Luismar Ribeiro, da Sociedade Maranhense de Direitos Humanos, sustentou que a política pública deve ir além dos programas de proteção a defensores. “São necessários, mas insuficientes, é preciso pensar em uma proteção integral”. 

“A gente acha que esse plano precisa contar com a participação da sociedade civil. Sem a participação, vai ser um plano de cima para baixo, que dificilmente vai considerar as ações necessárias para atuar na proteção integral aos defensores de direitos humanos”.

“O plano precisa criar conexões com outras políticas públicas a fim de resolver as causas desses desses problemas”, acrescentou. Luismar ainda destacou a dificuldade encontrada por defensores com delegados de polícia, que muitas vezes se negam a registrar boletim de ocorrência ou que não resultam em investigação. 

“Temos o direito de nos organizar para fazer a luta pelos direitos humanos. Parece óbvio o que eu estou dizendo, mas não é assim para a imensa maioria dos brasileiros e das brasileiras”, afirmou Paulo César Carbonari, do Movimento Nacional de Direitos Humanos. 
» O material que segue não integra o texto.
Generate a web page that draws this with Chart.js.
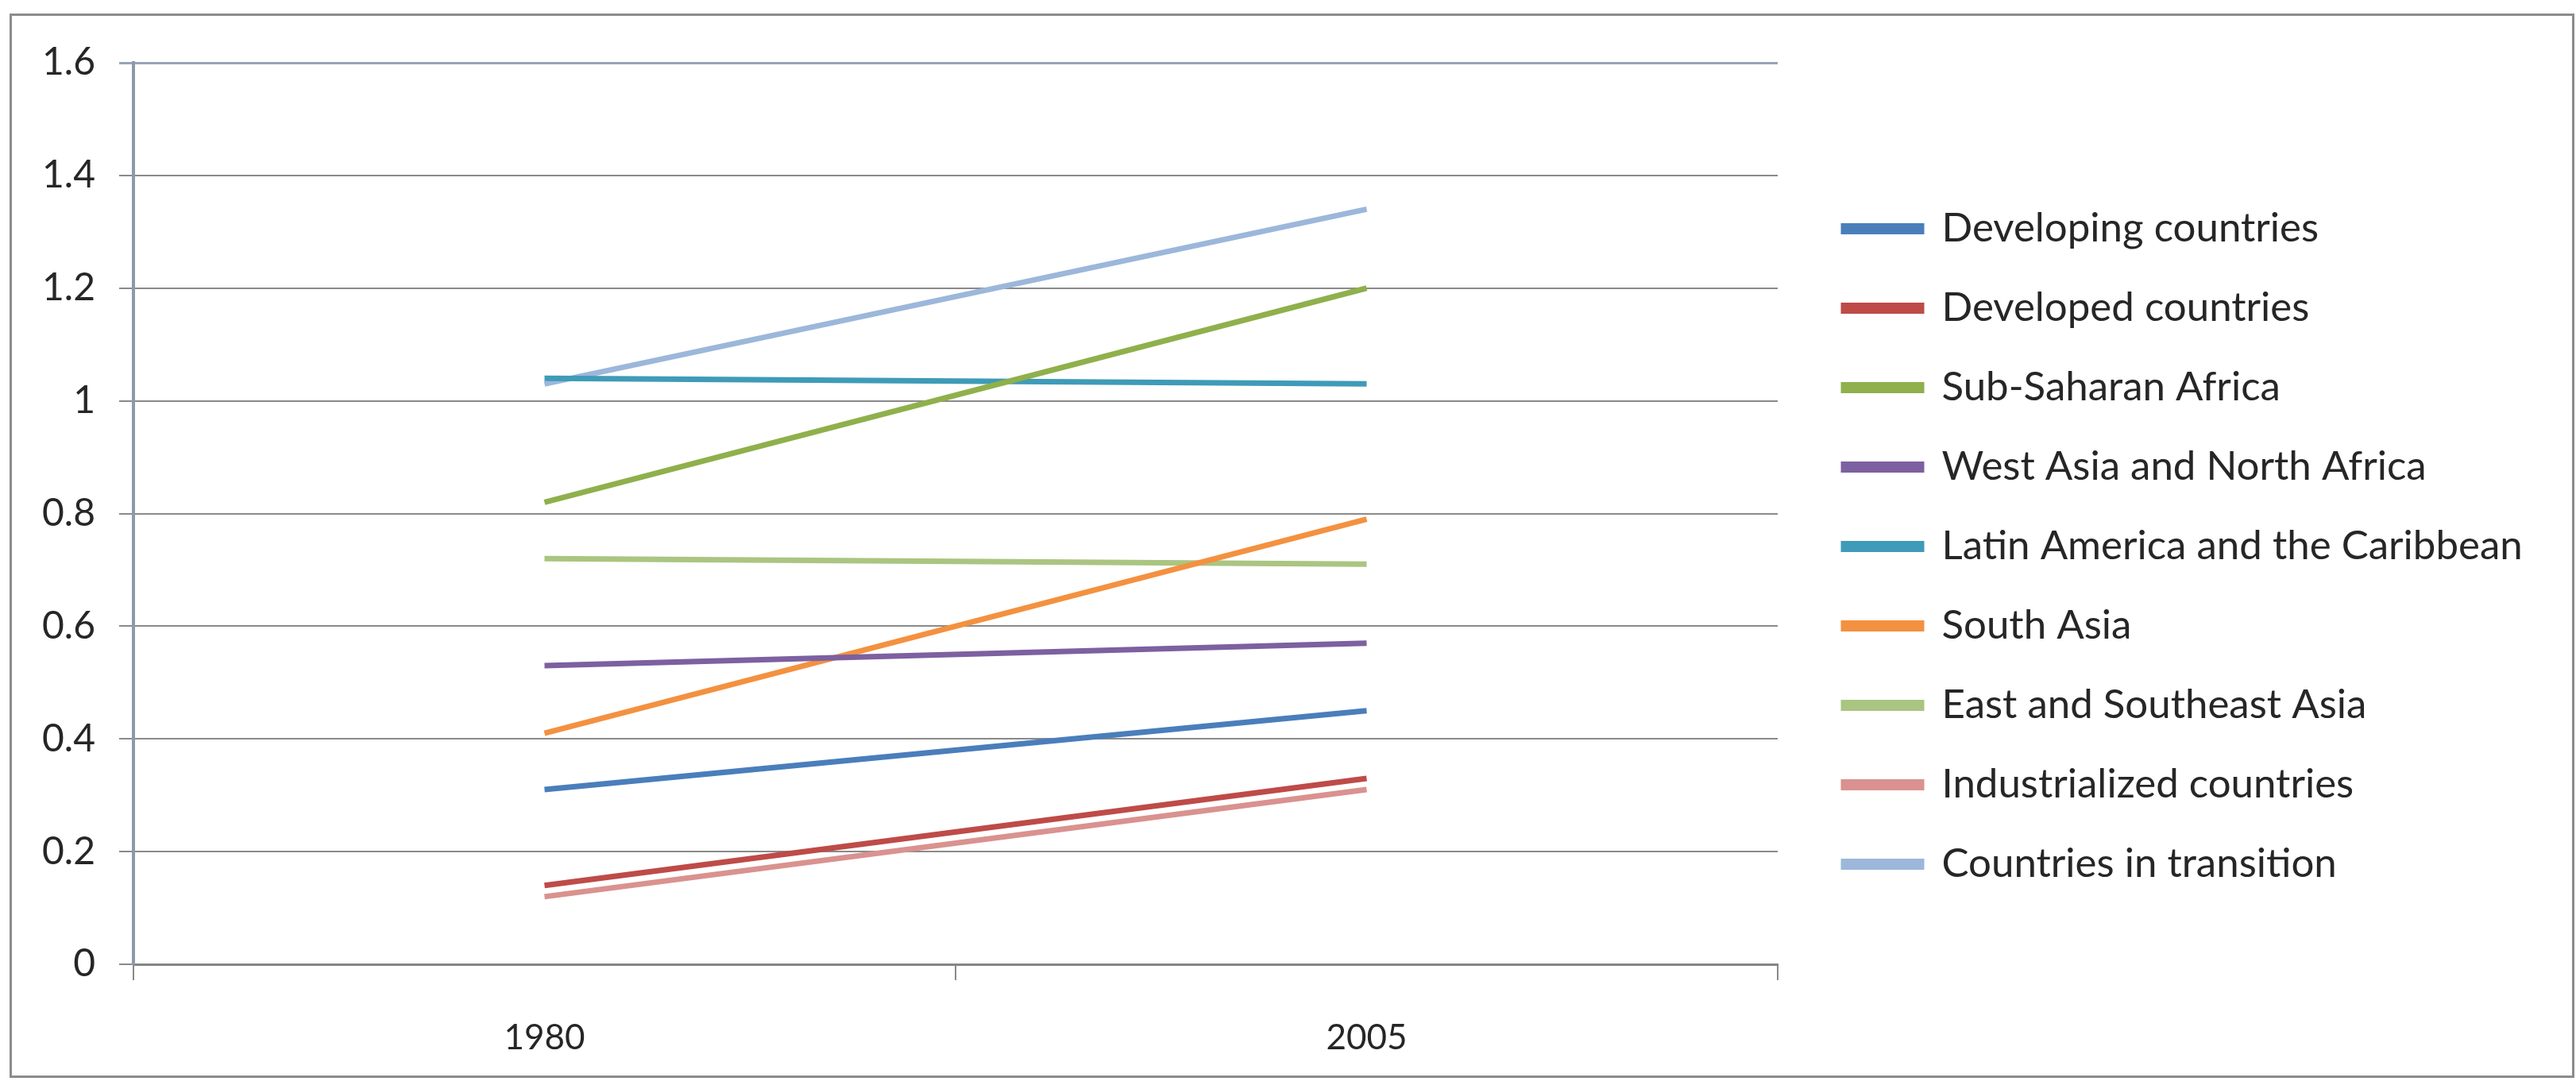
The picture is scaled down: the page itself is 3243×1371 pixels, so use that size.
<!DOCTYPE html>
<html>
<head>
<meta charset="utf-8">
<script src="https://cdn.jsdelivr.net/npm/chart.js@4/dist/chart.umd.min.js"></script>
<style>
html,body{margin:0;padding:0;background:#fff;}
#wrap{position:relative;width:3243px;height:1371px;overflow:hidden;}
#frame{position:absolute;left:12px;top:17px;width:3223px;height:1334px;border:3px solid #8c8c8c;}
canvas{position:absolute;left:0;top:0;}
</style>
</head>
<body>
<div id="wrap"><div id="frame"></div><canvas id="c" width="3243" height="1371"></canvas></div>
<script>
// ---- data ----
const categories = ['1980', '2005'];
const seriesNames = [
  'Developing countries',
  'Developed countries',
  'Sub-Saharan Africa',
  'West Asia and North Africa',
  'Latin America and the Caribbean',
  'South Asia',
  'East and Southeast Asia',
  'Industrialized countries',
  'Countries in transition'
];
const developingCountries = [0.31, 0.45];
const developedCountries = [0.14, 0.33];
const subSaharanAfrica = [0.82, 1.20];
const westAsiaNorthAfrica = [0.53, 0.57];
const latinAmericaCaribbean = [1.04, 1.03];
const southAsia = [0.41, 0.79];
const eastSoutheastAsia = [0.72, 0.71];
const industrializedCountries = [0.12, 0.31];
const countriesInTransition = [1.03, 1.34];
const yTickLabels = ['0', '0.2', '0.4', '0.6', '0.8', '1', '1.2', '1.4', '1.6'];

// ---- styles ----
const seriesValues = [developingCountries, developedCountries, subSaharanAfrica, westAsiaNorthAfrica,
  latinAmericaCaribbean, southAsia, eastSoutheastAsia, industrializedCountries, countriesInTransition];
const seriesColors = ['#4a7ebb', '#be4b48', '#8fb04c', '#7d60a0', '#3f9bb8', '#f39140', '#aac581', '#d9928f', '#9cb7da'];

const FONT = 'Lato, "DejaVu Sans", sans-serif';
const LEGEND_W = 1005;
const LEGEND_SHIFT_X = 34;
const LEGEND_SHIFT_Y = -37;

const legendFix = {
  id: 'legendFix',
  afterInit(chart) {
    const lg = chart.legend;
    const origFit = lg.fit.bind(lg);
    lg.fit = function () { origFit(); if (!this.isHorizontal()) this.width = LEGEND_W; };
  },
  afterLayout(chart) {
    const lg = chart.legend;
    lg.left += LEGEND_SHIFT_X;
    lg.right += LEGEND_SHIFT_X;
    lg.top += LEGEND_SHIFT_Y;
    lg.bottom += LEGEND_SHIFT_Y;
  }
};

new Chart(document.getElementById('c'), {
  type: 'line',
  data: {
    labels: categories,
    datasets: seriesNames.map((name, i) => ({
      label: name,
      data: seriesValues[i],
      borderColor: seriesColors[i],
      backgroundColor: seriesColors[i],
      borderWidth: 7,
      pointRadius: 0,
      tension: 0,
      fill: false
    }))
  },
  options: {
    responsive: false,
    animation: false,
    devicePixelRatio: 1,
    layout: { padding: { top: 79, left: 0, right: 0, bottom: 0 } },
    plugins: {
      tooltip: { enabled: false },
      legend: {
        position: 'right',
        align: 'center',
        labels: {
          font: { family: FONT, size: 51 },
          color: '#262626',
          boxWidth: 98,
          boxHeight: 7,
          padding: 49
        }
      }
    },
    scales: {
      x: {
        offset: true,
        grid: { offset: true, drawOnChartArea: false, drawTicks: true, tickLength: 20, color: '#8a8a8a', lineWidth: 2 },
        border: { display: true, color: '#858585', width: 3 },
        ticks: { font: { family: FONT, size: 44 }, color: '#262626', padding: 46, maxRotation: 0, autoSkip: false },
        afterFit(s) { s.height = 157; }
      },
      y: {
        min: 0,
        max: 1.6,
        ticks: {
          stepSize: 0.2,
          callback: (v, i) => yTickLabels[i],
          font: { family: FONT, size: 48 },
          color: '#262626',
          padding: 30
        },
        grid: {
          color: (ctx) => ctx.index === yTickLabels.length - 1 ? '#98a4b6' : '#8a8a8a',
          lineWidth: (ctx) => ctx.index === yTickLabels.length - 1 ? 3 : 2,
          tickLength: 18
        },
        border: { display: true, color: '#8d99ab', width: 4 },
        afterFit(s) { s.width = 168; }
      }
    }
  },
  plugins: [legendFix]
});
</script>
</body>
</html>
“Sobre nós pesa a pecha de que somos defensores de bandidos, esse é o contexto geral, ainda estamos longe de encontrarmos um ambiente onde a atuação dos defensores e defensoras dos direitos humanos seja respeitada, seja valorizada, seja tida pelas autoridades como uma atividade de ampla, profunda e reconhecida relevância pública”. 

Fragilização de direitos 

Para o Procurador Enrico Rodrigues de Freitas, da Procuradoria de Defesa do Cidadão, existe uma relação direta entre o risco e ataques a defensores de direitos humanos com a fragilização dos próprios direitos.

“A defesa dos direitos dos defensores de direitos humanos passa pela defesa e garantia mais ampla de direitos”. 

Enrico lembrou que o Estado brasileiro está com mais de 14 anos de atraso na elaboração do plano e defendeu como essencial a participação da sociedade civil. “Sem ela é absolutamente impensável construir um plano de proteção a defensores e defensoras de direitos humanos e entendemos inclusive que essa participação deve ser paritária em todo o processo de construção e diálogo sobre esse plano”.

MMFDH

Mariana Neris, Secretária Nacional de Proteção Global do Ministério da Mulher, Família e Direitos Humanos (MMFDH), afirmou que o órgão vem preservando o programa, destacando que hoje ele atende 604 pessoas em todo o território nacional. 

Neris demandou esforços do Congresso Nacional para o fortalecimento das estruturas estaduais. “Eu queria destacar a importância de termos esse olhar regionalizado, para que possamos ter maior efetividade em termos de proteção e defesa de direitos humanos desses ambientalistas, comunicadores e defensores de direitos humanos. O olhar local é fundamental”, defendeu. 

Neris destacou que o MMFDH vem realizando, junto com as entidades executoras, diagnósticos com o objetivo de aprimorar o programa. Afirmou ainda que o Ministério está comprometido com a elaboração do Plano Nacional e com a execução do plano em curso. 

Relatório Preliminar 

As 12 recomendações podem ser agrupadas em cinco sugestões: melhorar a proteção dos defensores de direitos humanos (recomendações 111, 114, 117, 120 e 121); fortalecer a participação da sociedade civil no Programa de Proteção aos Defensores de Direitos Humanos (111, 117); assegurar a investigação e a responsabilização nos casos de violência contra defensores (112, 114, 121); implementar efetivamente a Política Nacional de Proteção de Defensores (113, 122); e implementar e reforçar o Plano/Programa de Proteção aos Defensores de Direitos Humanos (115, 116, 118, 119, 121, 122).

Relatório preliminar avaliou que nenhuma das 12 recomendações foi cumprida. O documento aponta que não houve melhoria dos mecanismos de proteção, nem sinalização de mudanças para incluir a sociedade civil no processo de concepção e execução das políticas de proteção. 

O documento também apontou que persistem os assassinatos de ativistas, que as investigações dos casos continuam na esfera estadual, e que não há mudanças em curso no sentido de sua federalização. E que a impunidade e a ausência de responsabilização na maioria dos casos permanece como uma característica do problema no Brasil

Segundo a avaliação técnica preliminar,  o Programa continua a ser executado de forma dispersa, intermitente e com carência de medidas mais efetivas de proteção e a sociedade civil continua alijada da participação na Política e no Programa de Proteção.